I think I've found a real gem in the film review blogosphere with David Lowery and his review blog Reversing The Gaze. I recommend it to anybody looking for a balance of intellectual criticism and a solid gut response from somebody who clearly loves film.
Stroking aside, his review on Paul Shraeder's latest, Dominion (the unofficial prequel to The Exorcist) got me dusting off a theory I've chewed on for some time. Actually, the theory first popped up from my subconcious into actual words a year or two ago when I watched A Decade Under the Influence, a great documentary on that brief lived Golden Age in Hollywood often called "The 70's."
The theory goes something like this (crack knuckles). Actually, it's a more sophisticated version of the theory Sickboy presents in Trainspotting to describe the decline of quality performance seen recently in Sean Connery and Lou Reed. Mine is less fatalistic. I see a pattern forming in the great filmmaking voices of the 70's who are now opening their mailboxes to find a copy of the AARP. The pattern is not that they're getting old and are therefore "losing their touch." I think Orson Welles F for Fake and the mere existence of John Cassavetes contradict that theory. So what is happening to the potency and vitality of these pioneers in filmmaking?
This is where I'm supposed to say, "Hollywood." But for film lovers the word "Hollywood" starts to take on the same fanatical sound that the word "They" takes on when used by conspiracy theorists. So I'll be more specific.

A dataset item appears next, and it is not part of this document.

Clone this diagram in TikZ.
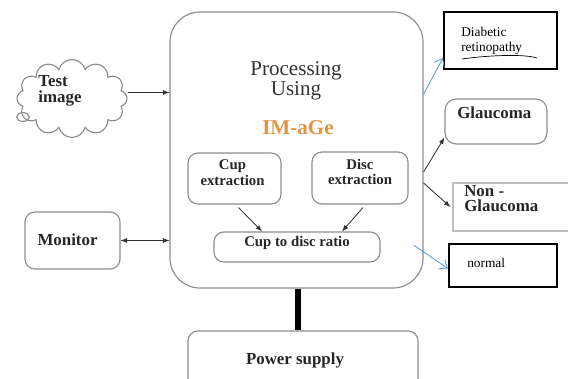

The more superfluous an artist's financial needs get, the more their heart loses touch with the world they saw with such clarity in the days before those needs.
I'm not saying that making a lot of money ruins a fimmakers voice. Not at all. It's those things that were once extravagant that become needs when the artist allows them to. For instance, in the afore mentioned documentary, Coppolla says that he wanted to make more films like The Conversation, but has never been approached to make them. How many films could have been made with the money poured into his winery? Do what you want with your money, Mr. Coppolla, but don't lament that you didn't have the chance to make the films you wanted to make. Ever seen Thomas Vinterberg's The Celebration?

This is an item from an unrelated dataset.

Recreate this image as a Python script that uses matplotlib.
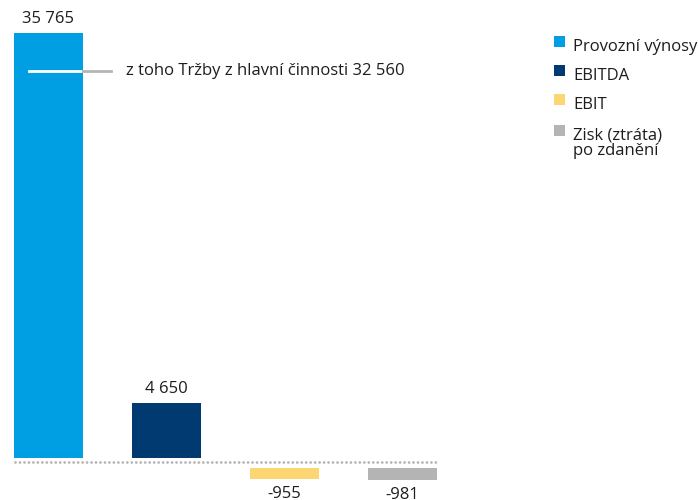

So to pull this together: when a filmmakers needs become superfluous, that filmmaker has no choice but to climb in bed with the Megaplex of Superfluity, Hollywood. What does this have to do with Paul Schraeder and Dominion? Maybe everything, maybe nothing. However, if he were sitting across from me looking befuddled instead of nodding "Amen," I would say, "Paul. Keep your life simple and the work will stay vital."
Incidentally, my last apartment was the same drafty old box that Paul Schraeder once occupied when he lived here in Grand Rapids. That wasn't why I moved in there.